* _Your task_
All the data should be repeated exactly. Any image in it is left out.

───

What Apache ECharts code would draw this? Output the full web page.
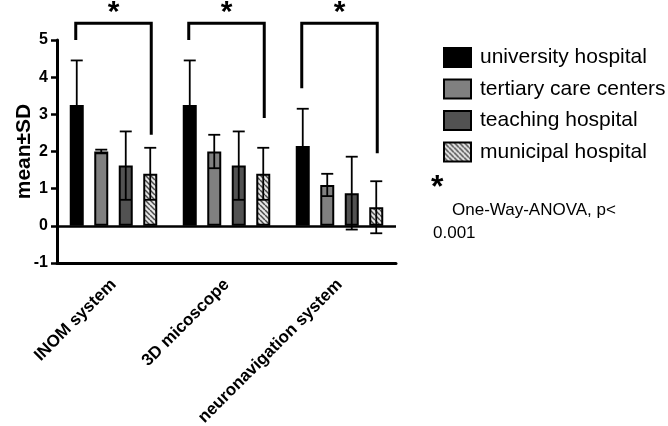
<!DOCTYPE html>
<html>
<head>
<meta charset="utf-8">
<script src="https://cdn.jsdelivr.net/npm/echarts@6/dist/echarts.min.js"></script>
<style>
  html, body { margin: 0; padding: 0; background: #fff; }
  #chart { width: 668px; height: 426px; }
</style>
</head>
<body>
<div id="chart"></div>
<script>
// values
const categories = ['INOM system', '3D micoscope', 'neuronavigation system']
const groupNames = ['university hospital', 'tertiary care centers', 'teaching hospital', 'municipal hospital']
const universityMean = [3.25, 3.25, 2.15]
const universitySD = [1.2, 1.2, 1.0]
const tertiaryMean = [2.0, 2.0, 1.1]
const tertiarySD = [0.05, 0.45, 0.3]
const teachingMean = [1.62, 1.62, 0.88]
const teachingSD = [0.92, 0.92, 0.98]
const municipalMean = [1.4, 1.4, 0.5]
const municipalSD = [0.7, 0.7, 0.7]
// significance brackets: top of bracket, end of left leg, end of right leg
const bracketTop = [5.45, 5.45, 5.45]
const bracketLeft = [5.0, 5.0, 3.7]
const bracketRight = [2.45, 2.9, 1.95]
const yTicks = [-1, 0, 1, 2, 3, 4, 5]

const FONT = '"Liberation Sans", Arial, sans-serif'
const BAR_W = 14
const BAR_GAP = 0.75
const PITCH = BAR_W * (1 + BAR_GAP)

// offset of the i-th bar from the category centre
function barOffset(i) {
  return (i - 1.5) * PITCH
}

// hatch fill for municipal hospital
let hatch = document.createElement('canvas')
hatch.width = 5
hatch.height = 5
let hctx = hatch.getContext('2d')
hctx.fillStyle = '#e6e6e6'
hctx.fillRect(0, 0, 5, 5)
hctx.strokeStyle = '#4a4a4a'
hctx.lineWidth = 1.5
for (let k = -1; k <= 1; k++) {
  hctx.beginPath()
  hctx.moveTo(k * 5, 0)
  hctx.lineTo(k * 5 + 5, 5)
  hctx.stroke()
}

const means = [universityMean, tertiaryMean, teachingMean, municipalMean]
const sds = [universitySD, tertiarySD, teachingSD, municipalSD]
const fills = ['#000000', '#808080', '#525252', { image: hatch, repeat: 'repeat' }]

let series = []
means.forEach((m, i) => {
  let s = {
    name: groupNames[i],
    type: 'bar',
    barWidth: BAR_W,
    barGap: (BAR_GAP * 100) + '%',
    data: m,
    itemStyle: {
      color: fills[i],
      borderColor: '#000',
      borderWidth: 2
    },
    emphasis: { disabled: true },
    animation: false
  }
  if (i === 0) {
    // line at zero
    s.markLine = {
      silent: true,
      symbol: ['none', 'none'],
      label: { show: false },
      lineStyle: { color: '#000', width: 2.5, type: 'solid' },
      data: [{ yAxis: 0 }]
    }
  }
  series.push(s)
})

// error bars
means.forEach((m, i) => {
  series.push({
    name: groupNames[i] + ' SD',
    type: 'custom',
    z: 5,
    animation: false,
    data: m.map((v, k) => [k, v, sds[i][k]]),
    encode: { x: 0, y: 1 },
    renderItem: (params, api) => {
      let idx = api.value(0)
      let mean = api.value(1)
      let sd = api.value(2)
      let hi = api.coord([idx, mean + sd])
      let lo = api.coord([idx, mean - sd])
      let x = hi[0] + barOffset(i)
      let cap = 6
      let st = { stroke: '#000', lineWidth: 1.8 }
      return {
        type: 'group',
        children: [
          { type: 'line', shape: { x1: x, y1: hi[1], x2: x, y2: lo[1] }, style: st },
          { type: 'line', shape: { x1: x - cap, y1: hi[1], x2: x + cap, y2: hi[1] }, style: st },
          { type: 'line', shape: { x1: x - cap, y1: lo[1], x2: x + cap, y2: lo[1] }, style: st }
        ]
      }
    }
  })
})

// significance brackets with asterisks
series.push({
  name: 'brackets',
  type: 'custom',
  z: 6,
  clip: false,
  animation: false,
  data: categories.map((c, k) => [k, bracketTop[k], bracketLeft[k], bracketRight[k]]),
  encode: { x: 0, y: 1 },
  renderItem: (params, api) => {
    let idx = api.value(0)
    let top = api.coord([idx, api.value(1)])
    let yl = api.coord([idx, api.value(2)])[1]
    let yr = api.coord([idx, api.value(3)])[1]
    let xl = top[0] + barOffset(0) - 1
    let xr = top[0] + barOffset(3) + 1
    return {
      type: 'group',
      children: [
        {
          type: 'polyline',
          shape: { points: [[xl, yl], [xl, top[1]], [xr, top[1]], [xr, yr]] },
          style: { stroke: '#000', lineWidth: 3, fill: null }
        },
        {
          type: 'text',
          style: {
            text: '*',
            x: top[0],
            y: top[1] - 11,
            align: 'center',
            verticalAlign: 'middle',
            font: 'bold 30px ' + FONT,
            fill: '#000'
          }
        }
      ]
    }
  }
})

let myChart = echarts.init(document.getElementById('chart'), null, { renderer: 'canvas' })
myChart.setOption({
  backgroundColor: '#fff',
  animation: false,
  grid: {
    left: 57,
    right: 272,
    top: 40,
    bottom: 163,
    containLabel: false,
    outerBoundsMode: 'none'
  },
  legend: {
    data: groupNames,
    orient: 'vertical',
    left: 443,
    top: 47,
    padding: 0,
    itemWidth: 27,
    itemHeight: 19,
    itemGap: 10.5,
    icon: 'rect',
    selectedMode: false,
    textStyle: {
      color: '#000',
      fontSize: 21,
      fontFamily: FONT,
      padding: [0, 0, 0, 4]
    }
  },
  xAxis: {
    type: 'category',
    data: categories,
    axisLine: {
      onZero: false,
      lineStyle: { color: '#000', width: 3 }
    },
    axisTick: {
      alignWithLabel: true,
      length: 7,
      lineStyle: { color: '#000', width: 3 }
    },
    axisLabel: {
      interval: 0,
      rotate: 45,
      margin: 19,
      color: '#000',
      fontSize: 17,
      fontWeight: 'bold',
      fontFamily: FONT
    },
    splitLine: { show: false }
  },
  yAxis: {
    type: 'value',
    min: yTicks[0],
    max: yTicks[yTicks.length - 1],
    interval: 1,
    name: 'mean±SD',
    nameLocation: 'middle',
    nameGap: 22,
    nameMoveOverlap: false,
    nameTextStyle: {
      color: '#000',
      fontSize: 21,
      fontWeight: 'bold',
      fontFamily: FONT
    },
    axisLine: {
      show: true,
      lineStyle: { color: '#000', width: 3 }
    },
    axisTick: {
      show: true,
      length: 6,
      lineStyle: { color: '#000', width: 2.5 }
    },
    axisLabel: {
      margin: 9,
      color: '#000',
      fontSize: 16,
      fontWeight: 'bold',
      fontFamily: FONT
    },
    splitLine: { show: false }
  },
  graphic: [
    {
      type: 'text',
      left: 431,
      top: 172,
      style: { text: '*', font: 'bold 32px ' + FONT, fill: '#000' }
    },
    {
      type: 'text',
      left: 452,
      top: 202,
      style: { text: 'One-Way-ANOVA, p<', font: '17px ' + FONT, fill: '#000' }
    },
    {
      type: 'text',
      left: 433,
      top: 225,
      style: { text: '0.001', font: '17px ' + FONT, fill: '#000' }
    }
  ],
  series: series
})
</script>
</body>
</html>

───

* _Expected answer_
What Apache ECharts code would draw this? Output the full web page.
<!DOCTYPE html>
<html>
<head>
<meta charset="utf-8">
<script src="https://cdn.jsdelivr.net/npm/echarts@6/dist/echarts.min.js"></script>
<style>
  html, body { margin: 0; padding: 0; background: #fff; }
  #chart { width: 668px; height: 426px; }
</style>
</head>
<body>
<div id="chart"></div>
<script>
// values
const categories = ['INOM system', '3D micoscope', 'neuronavigation system']
const groupNames = ['university hospital', 'tertiary care centers', 'teaching hospital', 'municipal hospital']
const universityMean = [3.25, 3.25, 2.15]
const universitySD = [1.2, 1.2, 1.0]
const tertiaryMean = [2.0, 2.0, 1.1]
const tertiarySD = [0.05, 0.45, 0.3]
const teachingMean = [1.62, 1.62, 0.88]
const teachingSD = [0.92, 0.92, 0.98]
const municipalMean = [1.4, 1.4, 0.5]
const municipalSD = [0.7, 0.7, 0.7]
// significance brackets: top of bracket, end of left leg, end of right leg
const bracketTop = [5.45, 5.45, 5.45]
const bracketLeft = [5.0, 5.0, 3.7]
const bracketRight = [2.45, 2.9, 1.95]
const yTicks = [-1, 0, 1, 2, 3, 4, 5]

const FONT = '"Liberation Sans", Arial, sans-serif'
const BAR_W = 14
const BAR_GAP = 0.75
const PITCH = BAR_W * (1 + BAR_GAP)

// offset of the i-th bar from the category centre
function barOffset(i) {
  return (i - 1.5) * PITCH
}

// hatch fill for municipal hospital
let hatch = document.createElement('canvas')
hatch.width = 5
hatch.height = 5
let hctx = hatch.getContext('2d')
hctx.fillStyle = '#e6e6e6'
hctx.fillRect(0, 0, 5, 5)
hctx.strokeStyle = '#4a4a4a'
hctx.lineWidth = 1.5
for (let k = -1; k <= 1; k++) {
  hctx.beginPath()
  hctx.moveTo(k * 5, 0)
  hctx.lineTo(k * 5 + 5, 5)
  hctx.stroke()
}

const means = [universityMean, tertiaryMean, teachingMean, municipalMean]
const sds = [universitySD, tertiarySD, teachingSD, municipalSD]
const fills = ['#000000', '#808080', '#525252', { image: hatch, repeat: 'repeat' }]

let series = []
means.forEach((m, i) => {
  let s = {
    name: groupNames[i],
    type: 'bar',
    barWidth: BAR_W,
    barGap: (BAR_GAP * 100) + '%',
    data: m,
    itemStyle: {
      color: fills[i],
      borderColor: '#000',
      borderWidth: 2
    },
    emphasis: { disabled: true },
    animation: false
  }
  if (i === 0) {
    // line at zero
    s.markLine = {
      silent: true,
      symbol: ['none', 'none'],
      label: { show: false },
      lineStyle: { color: '#000', width: 2.5, type: 'solid' },
      data: [{ yAxis: 0 }]
    }
  }
  series.push(s)
})

// error bars
means.forEach((m, i) => {
  series.push({
    name: groupNames[i] + ' SD',
    type: 'custom',
    z: 5,
    animation: false,
    data: m.map((v, k) => [k, v, sds[i][k]]),
    encode: { x: 0, y: 1 },
    renderItem: (params, api) => {
      let idx = api.value(0)
      let mean = api.value(1)
      let sd = api.value(2)
      let hi = api.coord([idx, mean + sd])
      let lo = api.coord([idx, mean - sd])
      let x = hi[0] + barOffset(i)
      let cap = 6
      let st = { stroke: '#000', lineWidth: 1.8 }
      return {
        type: 'group',
        children: [
          { type: 'line', shape: { x1: x, y1: hi[1], x2: x, y2: lo[1] }, style: st },
          { type: 'line', shape: { x1: x - cap, y1: hi[1], x2: x + cap, y2: hi[1] }, style: st },
          { type: 'line', shape: { x1: x - cap, y1: lo[1], x2: x + cap, y2: lo[1] }, style: st }
        ]
      }
    }
  })
})

// significance brackets with asterisks
series.push({
  name: 'brackets',
  type: 'custom',
  z: 6,
  clip: false,
  animation: false,
  data: categories.map((c, k) => [k, bracketTop[k], bracketLeft[k], bracketRight[k]]),
  encode: { x: 0, y: 1 },
  renderItem: (params, api) => {
    let idx = api.value(0)
    let top = api.coord([idx, api.value(1)])
    let yl = api.coord([idx, api.value(2)])[1]
    let yr = api.coord([idx, api.value(3)])[1]
    let xl = top[0] + barOffset(0) - 1
    let xr = top[0] + barOffset(3) + 1
    return {
      type: 'group',
      children: [
        {
          type: 'polyline',
          shape: { points: [[xl, yl], [xl, top[1]], [xr, top[1]], [xr, yr]] },
          style: { stroke: '#000', lineWidth: 3, fill: null }
        },
        {
          type: 'text',
          style: {
            text: '*',
            x: top[0],
            y: top[1] - 11,
            align: 'center',
            verticalAlign: 'middle',
            font: 'bold 30px ' + FONT,
            fill: '#000'
          }
        }
      ]
    }
  }
})

let myChart = echarts.init(document.getElementById('chart'), null, { renderer: 'canvas' })
myChart.setOption({
  backgroundColor: '#fff',
  animation: false,
  grid: {
    left: 57,
    right: 272,
    top: 40,
    bottom: 163,
    containLabel: false,
    outerBoundsMode: 'none'
  },
  legend: {
    data: groupNames,
    orient: 'vertical',
    left: 443,
    top: 47,
    padding: 0,
    itemWidth: 27,
    itemHeight: 19,
    itemGap: 10.5,
    icon: 'rect',
    selectedMode: false,
    textStyle: {
      color: '#000',
      fontSize: 21,
      fontFamily: FONT,
      padding: [0, 0, 0, 4]
    }
  },
  xAxis: {
    type: 'category',
    data: categories,
    axisLine: {
      onZero: false,
      lineStyle: { color: '#000', width: 3 }
    },
    axisTick: {
      alignWithLabel: true,
      length: 7,
      lineStyle: { color: '#000', width: 3 }
    },
    axisLabel: {
      interval: 0,
      rotate: 45,
      margin: 19,
      color: '#000',
      fontSize: 17,
      fontWeight: 'bold',
      fontFamily: FONT
    },
    splitLine: { show: false }
  },
  yAxis: {
    type: 'value',
    min: yTicks[0],
    max: yTicks[yTicks.length - 1],
    interval: 1,
    name: 'mean±SD',
    nameLocation: 'middle',
    nameGap: 22,
    nameMoveOverlap: false,
    nameTextStyle: {
      color: '#000',
      fontSize: 21,
      fontWeight: 'bold',
      fontFamily: FONT
    },
    axisLine: {
      show: true,
      lineStyle: { color: '#000', width: 3 }
    },
    axisTick: {
      show: true,
      length: 6,
      lineStyle: { color: '#000', width: 2.5 }
    },
    axisLabel: {
      margin: 9,
      color: '#000',
      fontSize: 16,
      fontWeight: 'bold',
      fontFamily: FONT
    },
    splitLine: { show: false }
  },
  graphic: [
    {
      type: 'text',
      left: 431,
      top: 172,
      style: { text: '*', font: 'bold 32px ' + FONT, fill: '#000' }
    },
    {
      type: 'text',
      left: 452,
      top: 202,
      style: { text: 'One-Way-ANOVA, p<', font: '17px ' + FONT, fill: '#000' }
    },
    {
      type: 'text',
      left: 433,
      top: 225,
      style: { text: '0.001', font: '17px ' + FONT, fill: '#000' }
    }
  ],
  series: series
})
</script>
</body>
</html>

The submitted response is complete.